__Exercise instructions__
Each line from the start of the records below through the line that contains "medians = [-0.6, 4.6, -0.55, 4.0, 1.1, 5.5]" should be printed exactly. Pictures are omitted.

[Plotting code records]
--- START ---

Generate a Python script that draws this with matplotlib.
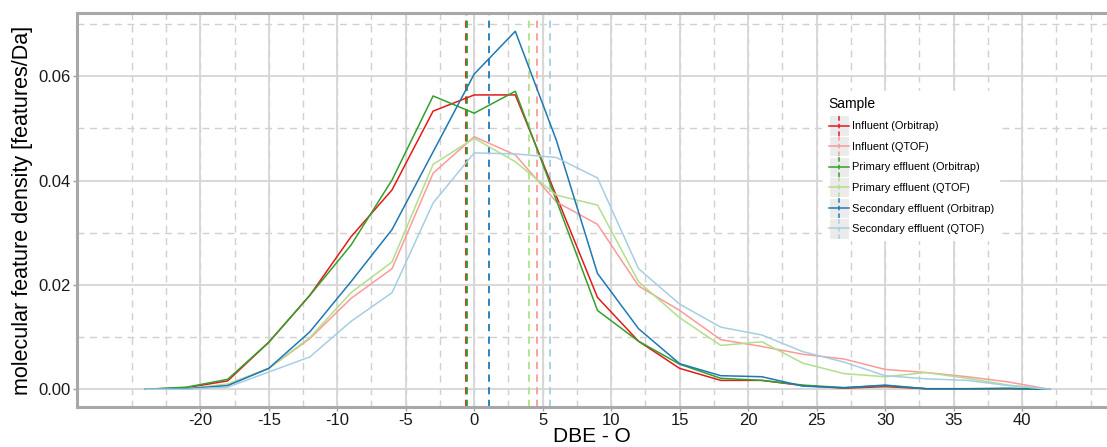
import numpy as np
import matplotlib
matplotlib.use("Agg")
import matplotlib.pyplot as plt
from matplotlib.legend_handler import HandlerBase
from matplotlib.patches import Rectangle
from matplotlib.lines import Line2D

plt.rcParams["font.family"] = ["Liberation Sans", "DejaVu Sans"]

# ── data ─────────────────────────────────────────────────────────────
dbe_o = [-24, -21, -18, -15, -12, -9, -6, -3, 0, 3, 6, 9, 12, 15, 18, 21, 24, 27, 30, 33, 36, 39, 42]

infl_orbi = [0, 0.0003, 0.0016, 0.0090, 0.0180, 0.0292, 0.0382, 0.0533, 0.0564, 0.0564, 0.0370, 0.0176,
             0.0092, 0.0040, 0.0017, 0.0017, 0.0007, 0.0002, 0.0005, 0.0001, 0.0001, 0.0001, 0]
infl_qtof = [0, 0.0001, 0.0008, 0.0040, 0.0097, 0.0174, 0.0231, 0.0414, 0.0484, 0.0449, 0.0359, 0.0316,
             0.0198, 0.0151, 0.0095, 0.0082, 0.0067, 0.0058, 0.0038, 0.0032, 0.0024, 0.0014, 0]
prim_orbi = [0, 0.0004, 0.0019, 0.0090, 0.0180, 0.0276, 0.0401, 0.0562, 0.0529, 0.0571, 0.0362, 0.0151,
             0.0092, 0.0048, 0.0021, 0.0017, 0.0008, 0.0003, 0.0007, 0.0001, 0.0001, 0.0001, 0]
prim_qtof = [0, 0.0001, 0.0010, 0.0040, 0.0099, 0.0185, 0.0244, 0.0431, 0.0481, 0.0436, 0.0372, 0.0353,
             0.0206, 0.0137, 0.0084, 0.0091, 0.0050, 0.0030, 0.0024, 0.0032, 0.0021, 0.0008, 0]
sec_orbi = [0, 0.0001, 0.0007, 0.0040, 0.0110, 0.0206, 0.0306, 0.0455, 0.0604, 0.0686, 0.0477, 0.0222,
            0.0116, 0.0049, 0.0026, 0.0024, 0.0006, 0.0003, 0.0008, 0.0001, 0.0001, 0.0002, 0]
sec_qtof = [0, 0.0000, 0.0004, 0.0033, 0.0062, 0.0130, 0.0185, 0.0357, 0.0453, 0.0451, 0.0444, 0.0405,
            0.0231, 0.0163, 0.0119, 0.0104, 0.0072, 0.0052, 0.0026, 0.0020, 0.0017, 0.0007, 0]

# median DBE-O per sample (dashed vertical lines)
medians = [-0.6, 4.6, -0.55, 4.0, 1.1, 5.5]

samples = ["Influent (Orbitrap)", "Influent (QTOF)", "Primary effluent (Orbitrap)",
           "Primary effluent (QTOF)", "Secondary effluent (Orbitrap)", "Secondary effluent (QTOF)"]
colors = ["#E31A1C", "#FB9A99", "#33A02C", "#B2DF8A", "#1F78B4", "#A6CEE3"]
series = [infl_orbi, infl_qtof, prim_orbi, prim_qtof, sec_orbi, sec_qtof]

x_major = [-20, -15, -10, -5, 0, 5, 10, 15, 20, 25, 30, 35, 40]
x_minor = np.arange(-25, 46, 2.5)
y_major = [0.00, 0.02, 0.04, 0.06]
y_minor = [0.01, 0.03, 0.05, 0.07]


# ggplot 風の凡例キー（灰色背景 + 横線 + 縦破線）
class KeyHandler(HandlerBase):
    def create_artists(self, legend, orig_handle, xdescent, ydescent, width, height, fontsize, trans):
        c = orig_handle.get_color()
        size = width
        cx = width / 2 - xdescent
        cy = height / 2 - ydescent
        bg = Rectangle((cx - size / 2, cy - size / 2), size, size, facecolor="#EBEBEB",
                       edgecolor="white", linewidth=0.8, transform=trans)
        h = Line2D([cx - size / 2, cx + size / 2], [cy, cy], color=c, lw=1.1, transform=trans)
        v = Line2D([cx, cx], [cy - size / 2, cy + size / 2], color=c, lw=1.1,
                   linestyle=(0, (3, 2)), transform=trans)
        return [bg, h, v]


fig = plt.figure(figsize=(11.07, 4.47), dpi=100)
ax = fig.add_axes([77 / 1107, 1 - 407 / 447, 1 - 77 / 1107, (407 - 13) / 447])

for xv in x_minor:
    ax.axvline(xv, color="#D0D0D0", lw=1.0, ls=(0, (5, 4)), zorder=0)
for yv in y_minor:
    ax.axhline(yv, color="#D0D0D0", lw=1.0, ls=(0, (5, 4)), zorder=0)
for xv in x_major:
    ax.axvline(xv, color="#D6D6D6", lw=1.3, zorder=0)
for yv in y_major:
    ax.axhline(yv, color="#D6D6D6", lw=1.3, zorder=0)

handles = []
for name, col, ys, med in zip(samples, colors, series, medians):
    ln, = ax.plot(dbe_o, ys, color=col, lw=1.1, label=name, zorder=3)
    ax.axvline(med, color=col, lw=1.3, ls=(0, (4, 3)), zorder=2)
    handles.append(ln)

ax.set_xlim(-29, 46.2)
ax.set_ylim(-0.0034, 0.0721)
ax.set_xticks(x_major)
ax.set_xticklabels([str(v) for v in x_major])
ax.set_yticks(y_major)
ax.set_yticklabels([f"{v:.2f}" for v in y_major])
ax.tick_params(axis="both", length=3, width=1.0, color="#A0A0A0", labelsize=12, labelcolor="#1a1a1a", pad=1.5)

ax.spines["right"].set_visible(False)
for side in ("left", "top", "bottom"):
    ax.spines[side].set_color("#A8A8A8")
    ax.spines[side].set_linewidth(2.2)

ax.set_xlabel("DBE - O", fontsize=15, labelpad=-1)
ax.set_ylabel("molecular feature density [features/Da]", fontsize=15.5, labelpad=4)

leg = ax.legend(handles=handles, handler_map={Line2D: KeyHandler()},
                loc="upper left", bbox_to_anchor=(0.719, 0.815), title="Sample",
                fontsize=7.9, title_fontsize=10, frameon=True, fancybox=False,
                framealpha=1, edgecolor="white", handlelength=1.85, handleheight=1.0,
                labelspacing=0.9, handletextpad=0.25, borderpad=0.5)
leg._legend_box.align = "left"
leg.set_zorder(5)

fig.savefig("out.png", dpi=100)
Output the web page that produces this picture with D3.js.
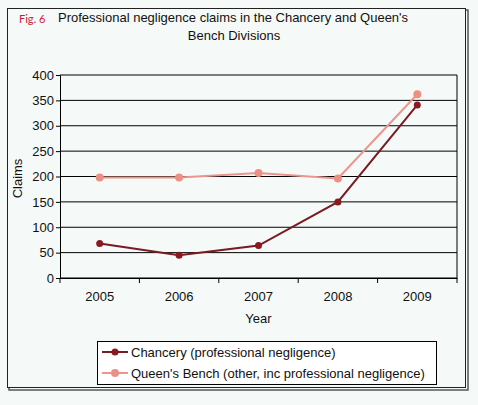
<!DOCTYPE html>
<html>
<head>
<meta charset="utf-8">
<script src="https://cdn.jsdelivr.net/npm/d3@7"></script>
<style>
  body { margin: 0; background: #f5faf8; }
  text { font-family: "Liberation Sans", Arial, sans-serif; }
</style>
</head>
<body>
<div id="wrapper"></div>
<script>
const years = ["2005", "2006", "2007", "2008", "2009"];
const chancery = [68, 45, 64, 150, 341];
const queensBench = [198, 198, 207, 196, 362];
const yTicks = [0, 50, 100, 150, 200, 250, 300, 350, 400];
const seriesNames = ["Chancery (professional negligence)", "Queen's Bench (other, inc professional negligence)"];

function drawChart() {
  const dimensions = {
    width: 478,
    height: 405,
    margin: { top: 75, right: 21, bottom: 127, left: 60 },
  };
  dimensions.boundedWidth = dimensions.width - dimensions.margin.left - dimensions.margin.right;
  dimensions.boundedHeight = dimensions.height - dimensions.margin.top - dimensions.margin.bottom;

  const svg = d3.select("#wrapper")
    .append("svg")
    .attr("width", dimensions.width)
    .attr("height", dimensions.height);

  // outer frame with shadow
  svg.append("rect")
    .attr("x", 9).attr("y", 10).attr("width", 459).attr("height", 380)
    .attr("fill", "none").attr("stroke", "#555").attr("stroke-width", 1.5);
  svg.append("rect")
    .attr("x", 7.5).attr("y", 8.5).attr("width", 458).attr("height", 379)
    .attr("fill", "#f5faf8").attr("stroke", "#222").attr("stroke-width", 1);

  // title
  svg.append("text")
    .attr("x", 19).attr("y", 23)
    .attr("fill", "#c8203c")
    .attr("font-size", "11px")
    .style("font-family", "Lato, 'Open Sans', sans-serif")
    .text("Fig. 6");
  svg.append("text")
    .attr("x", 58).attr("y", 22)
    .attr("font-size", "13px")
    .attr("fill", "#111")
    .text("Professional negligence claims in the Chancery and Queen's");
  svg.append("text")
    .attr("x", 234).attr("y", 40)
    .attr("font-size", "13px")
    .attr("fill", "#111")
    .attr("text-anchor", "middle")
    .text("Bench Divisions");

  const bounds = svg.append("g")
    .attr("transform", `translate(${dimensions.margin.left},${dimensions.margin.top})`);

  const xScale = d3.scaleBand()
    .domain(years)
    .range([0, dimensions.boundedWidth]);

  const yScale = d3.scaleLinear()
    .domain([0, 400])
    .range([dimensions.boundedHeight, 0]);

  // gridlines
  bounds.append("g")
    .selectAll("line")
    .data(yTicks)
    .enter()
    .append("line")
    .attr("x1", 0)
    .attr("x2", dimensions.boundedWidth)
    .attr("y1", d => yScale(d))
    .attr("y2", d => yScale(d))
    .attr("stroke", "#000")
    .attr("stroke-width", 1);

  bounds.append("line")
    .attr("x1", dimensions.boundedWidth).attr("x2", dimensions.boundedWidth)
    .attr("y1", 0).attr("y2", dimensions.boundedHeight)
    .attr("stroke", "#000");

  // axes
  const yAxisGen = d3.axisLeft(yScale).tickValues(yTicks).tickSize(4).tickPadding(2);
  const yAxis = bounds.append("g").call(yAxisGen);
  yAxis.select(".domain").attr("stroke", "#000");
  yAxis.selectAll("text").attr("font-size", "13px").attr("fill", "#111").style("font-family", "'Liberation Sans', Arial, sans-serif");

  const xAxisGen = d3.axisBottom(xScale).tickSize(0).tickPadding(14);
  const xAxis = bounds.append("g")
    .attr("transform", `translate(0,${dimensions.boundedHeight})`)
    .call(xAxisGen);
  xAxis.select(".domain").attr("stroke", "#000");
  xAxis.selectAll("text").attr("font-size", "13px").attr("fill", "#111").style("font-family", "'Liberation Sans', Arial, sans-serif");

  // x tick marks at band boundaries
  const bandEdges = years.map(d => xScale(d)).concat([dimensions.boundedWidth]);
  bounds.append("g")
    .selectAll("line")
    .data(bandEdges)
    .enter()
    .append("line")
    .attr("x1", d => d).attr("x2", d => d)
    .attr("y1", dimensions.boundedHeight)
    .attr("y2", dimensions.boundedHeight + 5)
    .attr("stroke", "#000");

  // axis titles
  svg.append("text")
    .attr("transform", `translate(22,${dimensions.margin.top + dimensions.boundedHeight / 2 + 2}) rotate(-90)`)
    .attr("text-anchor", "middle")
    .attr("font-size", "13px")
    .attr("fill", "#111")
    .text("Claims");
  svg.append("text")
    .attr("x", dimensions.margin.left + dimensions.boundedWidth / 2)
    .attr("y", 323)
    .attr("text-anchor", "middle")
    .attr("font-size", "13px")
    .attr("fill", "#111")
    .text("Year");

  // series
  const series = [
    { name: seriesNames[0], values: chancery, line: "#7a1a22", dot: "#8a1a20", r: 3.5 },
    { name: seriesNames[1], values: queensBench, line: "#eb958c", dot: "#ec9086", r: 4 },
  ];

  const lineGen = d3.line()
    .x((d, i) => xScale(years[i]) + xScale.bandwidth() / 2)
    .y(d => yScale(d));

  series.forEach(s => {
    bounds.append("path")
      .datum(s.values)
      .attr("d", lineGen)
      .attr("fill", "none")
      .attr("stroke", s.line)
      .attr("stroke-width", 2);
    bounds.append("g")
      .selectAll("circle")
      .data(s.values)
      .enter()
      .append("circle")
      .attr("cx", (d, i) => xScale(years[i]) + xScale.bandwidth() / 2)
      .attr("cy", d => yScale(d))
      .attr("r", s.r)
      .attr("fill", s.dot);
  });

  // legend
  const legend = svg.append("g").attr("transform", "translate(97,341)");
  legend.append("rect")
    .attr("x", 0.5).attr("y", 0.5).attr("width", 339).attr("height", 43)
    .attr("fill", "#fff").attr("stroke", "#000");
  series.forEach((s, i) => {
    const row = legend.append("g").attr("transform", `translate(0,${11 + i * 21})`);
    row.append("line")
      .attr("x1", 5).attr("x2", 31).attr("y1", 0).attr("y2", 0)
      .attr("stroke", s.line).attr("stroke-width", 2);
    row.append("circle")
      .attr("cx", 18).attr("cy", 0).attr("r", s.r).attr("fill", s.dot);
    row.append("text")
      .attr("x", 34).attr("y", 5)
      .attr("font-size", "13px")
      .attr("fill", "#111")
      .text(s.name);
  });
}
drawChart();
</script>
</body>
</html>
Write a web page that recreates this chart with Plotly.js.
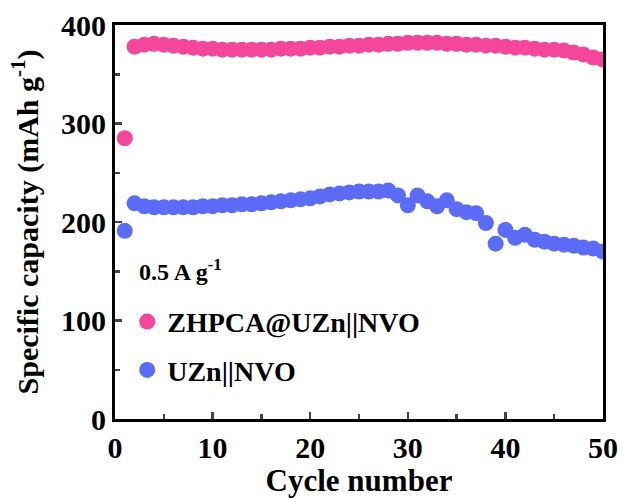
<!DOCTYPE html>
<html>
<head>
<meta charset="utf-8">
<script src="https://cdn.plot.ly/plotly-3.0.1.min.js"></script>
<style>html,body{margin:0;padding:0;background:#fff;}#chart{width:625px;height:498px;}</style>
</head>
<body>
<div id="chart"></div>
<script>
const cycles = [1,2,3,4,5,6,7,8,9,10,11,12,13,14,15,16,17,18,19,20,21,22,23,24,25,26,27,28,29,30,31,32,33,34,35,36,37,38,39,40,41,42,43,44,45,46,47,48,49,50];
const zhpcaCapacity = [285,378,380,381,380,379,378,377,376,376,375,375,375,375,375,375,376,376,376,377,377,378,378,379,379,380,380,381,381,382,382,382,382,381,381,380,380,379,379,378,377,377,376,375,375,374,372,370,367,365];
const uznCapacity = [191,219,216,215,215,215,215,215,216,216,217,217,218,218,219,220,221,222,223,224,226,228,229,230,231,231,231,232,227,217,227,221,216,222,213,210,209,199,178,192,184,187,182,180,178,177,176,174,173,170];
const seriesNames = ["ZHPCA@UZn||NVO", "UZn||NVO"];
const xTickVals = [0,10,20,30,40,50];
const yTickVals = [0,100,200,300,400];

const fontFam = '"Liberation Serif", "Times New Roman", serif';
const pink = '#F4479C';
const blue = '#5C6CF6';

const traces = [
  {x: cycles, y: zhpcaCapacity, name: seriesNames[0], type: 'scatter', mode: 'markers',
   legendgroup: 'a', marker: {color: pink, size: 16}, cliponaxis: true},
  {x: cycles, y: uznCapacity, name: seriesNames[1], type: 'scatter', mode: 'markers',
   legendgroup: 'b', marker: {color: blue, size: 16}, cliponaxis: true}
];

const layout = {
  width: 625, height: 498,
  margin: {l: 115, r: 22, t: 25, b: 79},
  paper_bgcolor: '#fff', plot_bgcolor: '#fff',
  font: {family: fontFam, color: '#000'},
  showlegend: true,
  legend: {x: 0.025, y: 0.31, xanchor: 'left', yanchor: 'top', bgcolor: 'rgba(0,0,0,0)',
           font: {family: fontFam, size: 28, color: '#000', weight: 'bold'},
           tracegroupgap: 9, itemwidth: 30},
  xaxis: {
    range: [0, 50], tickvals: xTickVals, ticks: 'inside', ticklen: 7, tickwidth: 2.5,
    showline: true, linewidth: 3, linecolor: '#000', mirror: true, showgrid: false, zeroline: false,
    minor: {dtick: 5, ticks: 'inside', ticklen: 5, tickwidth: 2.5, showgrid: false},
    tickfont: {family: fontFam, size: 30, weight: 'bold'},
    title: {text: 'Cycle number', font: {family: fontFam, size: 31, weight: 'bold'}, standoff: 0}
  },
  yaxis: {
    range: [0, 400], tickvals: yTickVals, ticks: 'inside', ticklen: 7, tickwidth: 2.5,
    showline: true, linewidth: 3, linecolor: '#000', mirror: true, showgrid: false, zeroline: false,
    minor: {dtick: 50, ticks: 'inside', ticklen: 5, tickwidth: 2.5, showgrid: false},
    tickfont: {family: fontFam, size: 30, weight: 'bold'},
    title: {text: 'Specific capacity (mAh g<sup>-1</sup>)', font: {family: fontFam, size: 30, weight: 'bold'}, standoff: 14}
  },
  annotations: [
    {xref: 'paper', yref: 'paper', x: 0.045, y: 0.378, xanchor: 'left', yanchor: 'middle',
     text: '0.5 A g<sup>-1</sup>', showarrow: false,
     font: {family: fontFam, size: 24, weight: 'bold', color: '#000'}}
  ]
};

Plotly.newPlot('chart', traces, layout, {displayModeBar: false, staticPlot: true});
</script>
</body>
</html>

--- END ---

__Answer to the problem__
Generate a Python script that draws this with matplotlib.
import numpy as np
import matplotlib
matplotlib.use("Agg")
import matplotlib.pyplot as plt
from matplotlib.legend_handler import HandlerBase
from matplotlib.patches import Rectangle
from matplotlib.lines import Line2D

plt.rcParams["font.family"] = ["Liberation Sans", "DejaVu Sans"]

# ── data ─────────────────────────────────────────────────────────────
dbe_o = [-24, -21, -18, -15, -12, -9, -6, -3, 0, 3, 6, 9, 12, 15, 18, 21, 24, 27, 30, 33, 36, 39, 42]

infl_orbi = [0, 0.0003, 0.0016, 0.0090, 0.0180, 0.0292, 0.0382, 0.0533, 0.0564, 0.0564, 0.0370, 0.0176,
             0.0092, 0.0040, 0.0017, 0.0017, 0.0007, 0.0002, 0.0005, 0.0001, 0.0001, 0.0001, 0]
infl_qtof = [0, 0.0001, 0.0008, 0.0040, 0.0097, 0.0174, 0.0231, 0.0414, 0.0484, 0.0449, 0.0359, 0.0316,
             0.0198, 0.0151, 0.0095, 0.0082, 0.0067, 0.0058, 0.0038, 0.0032, 0.0024, 0.0014, 0]
prim_orbi = [0, 0.0004, 0.0019, 0.0090, 0.0180, 0.0276, 0.0401, 0.0562, 0.0529, 0.0571, 0.0362, 0.0151,
             0.0092, 0.0048, 0.0021, 0.0017, 0.0008, 0.0003, 0.0007, 0.0001, 0.0001, 0.0001, 0]
prim_qtof = [0, 0.0001, 0.0010, 0.0040, 0.0099, 0.0185, 0.0244, 0.0431, 0.0481, 0.0436, 0.0372, 0.0353,
             0.0206, 0.0137, 0.0084, 0.0091, 0.0050, 0.0030, 0.0024, 0.0032, 0.0021, 0.0008, 0]
sec_orbi = [0, 0.0001, 0.0007, 0.0040, 0.0110, 0.0206, 0.0306, 0.0455, 0.0604, 0.0686, 0.0477, 0.0222,
            0.0116, 0.0049, 0.0026, 0.0024, 0.0006, 0.0003, 0.0008, 0.0001, 0.0001, 0.0002, 0]
sec_qtof = [0, 0.0000, 0.0004, 0.0033, 0.0062, 0.0130, 0.0185, 0.0357, 0.0453, 0.0451, 0.0444, 0.0405,
            0.0231, 0.0163, 0.0119, 0.0104, 0.0072, 0.0052, 0.0026, 0.0020, 0.0017, 0.0007, 0]

# median DBE-O per sample (dashed vertical lines)
medians = [-0.6, 4.6, -0.55, 4.0, 1.1, 5.5]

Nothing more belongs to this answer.